Europarliament admits Soviet hegemony

  • 2005-05-18
  • From wire reports
STRASBOURG - The European Parliament last week passed a resolution praising the liberation of Eastern Europe from decades of totalitarian communism. The resolution collected 463 votes in favor, with 49 against and 33 members of the European Parliament abstaining.


"For some nations the end of World War II implied a renewal of the tyranny inflicted by the Stalinist Soviet Union," the 11-point resolution said. Thus the European Parliament "welcomes the fact that the Central and East European states and peoples can now also enjoy freedom and the right to decide about their destiny after so many decades under Soviet domination or occupation or other communist dictatorships."
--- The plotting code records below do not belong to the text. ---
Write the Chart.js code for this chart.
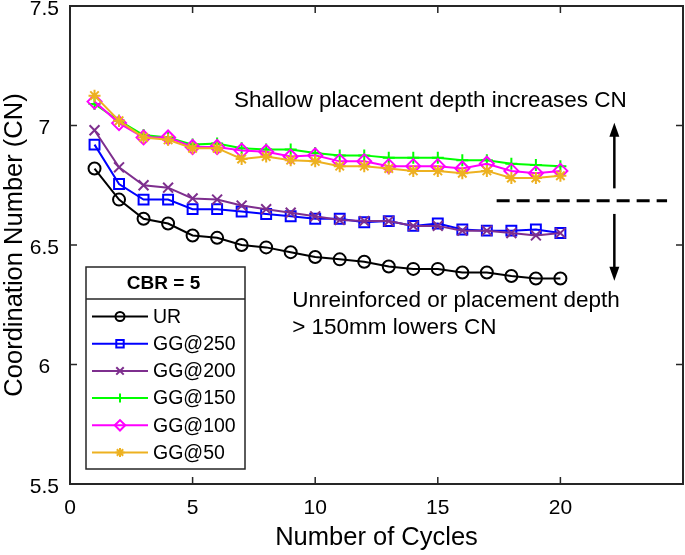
<!DOCTYPE html>
<html>
<head>
<meta charset="utf-8">
<script src="https://cdn.jsdelivr.net/npm/chart.js@4.4.0/dist/chart.umd.min.js"></script>
<style>
  html, body { margin: 0; padding: 0; background: #fff; }
</style>
</head>
<body>
<canvas id="chart-cn" width="685" height="555"></canvas>
<script>
// cycles on the x axis
const cycles = [1, 2, 3, 4, 5, 6, 7, 8, 9, 10, 11, 12, 13, 14, 15, 16, 17, 18, 19, 20];

// coordination number per series
const cnUR    = [6.82, 6.69, 6.61, 6.59, 6.54, 6.53, 6.50, 6.49, 6.47, 6.45, 6.44, 6.43, 6.41, 6.40, 6.40, 6.385, 6.385, 6.37, 6.36, 6.36];
const cnGG250 = [6.92, 6.755, 6.69, 6.69, 6.65, 6.65, 6.64, 6.63, 6.62, 6.61, 6.61, 6.595, 6.60, 6.58, 6.59, 6.565, 6.56, 6.56, 6.565, 6.55];
const cnGG200 = [6.98, 6.825, 6.75, 6.74, 6.695, 6.69, 6.665, 6.65, 6.635, 6.62, 6.605, 6.60, 6.60, 6.58, 6.58, 6.56, 6.56, 6.55, 6.54, 6.55];
const cnGG150 = [7.09, 7.02, 6.96, 6.95, 6.92, 6.925, 6.905, 6.90, 6.90, 6.885, 6.875, 6.875, 6.865, 6.865, 6.865, 6.855, 6.855, 6.84, 6.835, 6.83];
const cnGG100 = [7.10, 7.01, 6.95, 6.95, 6.91, 6.91, 6.895, 6.89, 6.87, 6.875, 6.85, 6.85, 6.83, 6.83, 6.83, 6.82, 6.84, 6.81, 6.80, 6.81];
const cnGG50  = [7.125, 7.02, 6.95, 6.94, 6.905, 6.905, 6.86, 6.87, 6.855, 6.85, 6.83, 6.83, 6.82, 6.81, 6.81, 6.80, 6.81, 6.78, 6.78, 6.79];

const seriesNames = ["UR", "GG@250", "GG@200", "GG@150", "GG@100", "GG@50"];
const xTicks = [0, 5, 10, 15, 20];
const yTicks = [5.5, 6, 6.5, 7, 7.5];

const FONT = "'Liberation Sans', Arial, Helvetica, sans-serif";
const AXIS_COLOR = "#262626";

function makeSet(name, values, color, style, radius, order) {
  return {
    label: name,
    data: values.map((v, i) => ({ x: cycles[i], y: v })),
    borderColor: color,
    backgroundColor: color,
    borderWidth: 2,
    pointStyle: style,
    pointRadius: radius,
    pointHoverRadius: radius,
    pointBorderColor: color,
    pointBackgroundColor: "rgba(0,0,0,0)",
    pointBorderWidth: 2,
    tension: 0,
    order: order,
  };
}

// box around the plot + inward ticks on all four sides
const boxAndTicks = {
  id: "boxAndTicks",
  afterDatasetsDraw(chart) {
    const { ctx, chartArea: { left, top, right, bottom }, scales: { x, y } } = chart;
    ctx.save();
    ctx.strokeStyle = AXIS_COLOR;
    ctx.lineWidth = 2;
    ctx.strokeRect(left, top, right - left, bottom - top);
    ctx.lineWidth = 1.5;
    const len = 7;
    ctx.beginPath();
    xTicks.forEach((v) => {
      const px = x.getPixelForValue(v);
      ctx.moveTo(px, bottom); ctx.lineTo(px, bottom - len);
      ctx.moveTo(px, top); ctx.lineTo(px, top + len);
    });
    yTicks.forEach((v) => {
      const py = y.getPixelForValue(v);
      ctx.moveTo(left, py); ctx.lineTo(left + len, py);
      ctx.moveTo(right, py); ctx.lineTo(right - len, py);
    });
    ctx.stroke();
    ctx.restore();
  },
};

// text, dashed divider and arrows
const notes = {
  id: "notes",
  afterDatasetsDraw(chart) {
    const { ctx, scales: { x, y } } = chart;
    ctx.save();
    ctx.fillStyle = "#000";
    ctx.font = "22.5px " + FONT;
    ctx.textAlign = "left";
    ctx.textBaseline = "alphabetic";
    ctx.fillText("Shallow placement depth increases CN", x.getPixelForValue(6.69), y.getPixelForValue(7.078));
    ctx.fillText("Unreinforced or placement depth", x.getPixelForValue(9.06), y.getPixelForValue(6.24));
    ctx.fillText("> 150mm lowers CN", x.getPixelForValue(9.06), y.getPixelForValue(6.127));

    // dashed divider
    ctx.strokeStyle = "#000";
    ctx.lineWidth = 3;
    ctx.setLineDash([13, 7]);
    ctx.beginPath();
    ctx.moveTo(x.getPixelForValue(17.4), y.getPixelForValue(6.685));
    ctx.lineTo(x.getPixelForValue(24.35), y.getPixelForValue(6.685));
    ctx.stroke();
    ctx.setLineDash([]);

    // arrows
    const ax = x.getPixelForValue(22.2);
    function arrow(y0, y1) {
      const p0 = y.getPixelForValue(y0), p1 = y.getPixelForValue(y1);
      const dir = p1 < p0 ? 1 : -1;
      ctx.lineWidth = 2.5;
      ctx.beginPath();
      ctx.moveTo(ax, p0);
      ctx.lineTo(ax, p1 + dir * 10);
      ctx.stroke();
      ctx.beginPath();
      ctx.moveTo(ax, p1);
      ctx.lineTo(ax - 5, p1 + dir * 14);
      ctx.lineTo(ax + 5, p1 + dir * 14);
      ctx.closePath();
      ctx.fill();
    }
    arrow(6.737, 7.012);
    arrow(6.63, 6.35);
    ctx.restore();
  },
};

// boxed legend with a title row, drawn from the datasets
const boxLegend = {
  id: "boxLegend",
  afterDraw(chart) {
    const { ctx } = chart;
    const bx = 86, by = 267, bw = 159, bh = 202, titleH = 32, rowH = 27.2;
    ctx.save();
    ctx.fillStyle = "#fff";
    ctx.fillRect(bx, by, bw, bh);
    ctx.strokeStyle = AXIS_COLOR;
    ctx.lineWidth = 1.5;
    ctx.strokeRect(bx, by, bw, bh);
    ctx.beginPath();
    ctx.moveTo(bx, by + titleH);
    ctx.lineTo(bx + bw, by + titleH);
    ctx.stroke();

    ctx.fillStyle = "#000";
    ctx.font = "bold 19px " + FONT;
    ctx.textAlign = "center";
    ctx.textBaseline = "middle";
    ctx.fillText("CBR = 5", bx + bw / 2 - 2, by + titleH / 2 + 1);

    ctx.font = "19.5px " + FONT;
    ctx.textAlign = "left";
    chart.data.datasets.forEach((ds, i) => {
      const cy = by + titleH + 17.5 + i * rowH;
      ctx.strokeStyle = ds.borderColor;
      ctx.lineWidth = 2;
      ctx.beginPath();
      ctx.moveTo(bx + 6, cy);
      ctx.lineTo(bx + 62, cy);
      ctx.stroke();
      ctx.fillStyle = "rgba(0,0,0,0)";
      Chart.helpers.drawPoint(ctx, {
        pointStyle: ds.pointStyle,
        radius: ds.pointRadius * 0.75,
        rotation: 0,
        borderWidth: 2,
      }, bx + 34, cy);
      ctx.fillStyle = "#000";
      ctx.fillText(ds.label, bx + 67, cy + 1);
    });
    ctx.restore();
  },
};

const ctx = document.querySelector("#chart-cn").getContext("2d");
const cnChart = new Chart(ctx, {
  type: "line",
  data: {
    datasets: [
      makeSet(seriesNames[0], cnUR, "#000000", "circle", 6, 5),
      makeSet(seriesNames[1], cnGG250, "#0000ff", "rect", 7, 4),
      makeSet(seriesNames[2], cnGG200, "#7e2f8e", "crossRot", 7, 3),
      makeSet(seriesNames[3], cnGG150, "#00ff00", "cross", 6, 2),
      makeSet(seriesNames[4], cnGG100, "#ff00ff", "rectRot", 7, 1),
      makeSet(seriesNames[5], cnGG50, "#edb120", "star", 6, 0),
    ],
  },
  options: {
    responsive: false,
    animation: false,
    layout: { autoPadding: false, padding: { left: 0, right: 2, top: 6, bottom: 0 } },
    plugins: {
      legend: { display: false },
      tooltip: { enabled: false },
    },
    scales: {
      x: {
        type: "linear",
        min: 0,
        max: 25,
        grid: { display: false, drawTicks: false },
        border: { display: false },
        afterBuildTicks: (scale) => { scale.ticks = xTicks.map((v) => ({ value: v })); },
        afterFit: (scale) => { scale.height = 71; scale.paddingLeft = 0; scale.paddingRight = 0; },
        ticks: {
          color: "#000",
          font: { family: FONT, size: 21 },
          padding: 12,
          maxRotation: 0,
          callback: (v) => String(v),
        },
        title: {
          display: true,
          text: "Number of Cycles",
          color: "#000",
          font: { family: FONT, size: 25.5 },
          padding: { top: 0, bottom: 2 },
        },
      },
      y: {
        type: "linear",
        min: 5.5,
        max: 7.5,
        grid: { display: false, drawTicks: false },
        border: { display: false },
        afterBuildTicks: (scale) => { scale.ticks = yTicks.map((v) => ({ value: v })); },
        afterFit: (scale) => { scale.width = 70; scale.paddingTop = 0; scale.paddingBottom = 0; },
        ticks: {
          color: "#000",
          font: { family: FONT, size: 21 },
          padding: 11,
          labelOffset: 3,
          crossAlign: "center",
          callback: (v) => String(v),
        },
        title: {
          display: true,
          text: "Coordination Number (CN)",
          color: "#000",
          font: { family: FONT, size: 25.5 },
          padding: { top: 0, bottom: 0 },
        },
      },
    },
  },
  plugins: [boxAndTicks, notes, boxLegend],
});
</script>
</body>
</html>
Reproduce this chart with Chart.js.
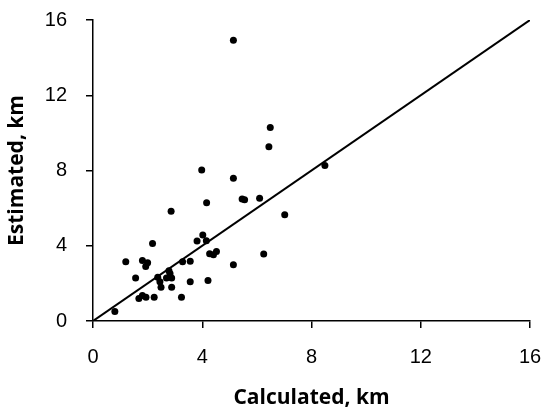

Tunne Kelem, an Estonian member of the European People's Party faction, which supported the resolution, said after the vote that the resolution was an important step in the truthful assessment and understanding of Europe's common history. He said that the European Union's treatment of history was not yet fully balanced and victims of communist regimes still fell into a second category.

"It is our duty and obligation to appeal to Russia to give an assessment of its recent history, to acknowledge reoccupation and illegal annexation of the Baltic countries and to apologize for the wrong done to the Eastern and Central European nations," Kelam said.

Toomas Hendrik Ilves, deputy chairman of Parliament's external affairs committee, told the Baltic News Service that a rigorous debate with various interpretations of history ensued prior to adopting the final version of the document.

He said the aim of the resolution was not a political settling of accounts but to draw attention to and acknowledge Eastern Europe's suffering under Soviet hegemony. "An understanding of what the end of World War II brought for Eastern Europe is only taking shape in Western Europe," Ilves said.

"The final results quite accurately reflect a pan-European assessment of World War II," he added.

Meanwhile, a group of communist European Parliament members called the May 12 resolution recognition of the Baltic countries' policies of the persecution of antifascists. The statement, signed by 15 communists elected to the Parliament from the Czech Republic, Greece, Portugal, Italy and France, describe the resolution as an attempt to poison the minds of younger generations.

The resolution was also attacked by Latvia's Tatyana Zhdanok, who heads the left-wing For Human Rights in a United Latvia party in the Baltic country. In an interview to the Russian Regnum news agency, she said that if the resolution was passed, the Baltic countries could become a new Balkans.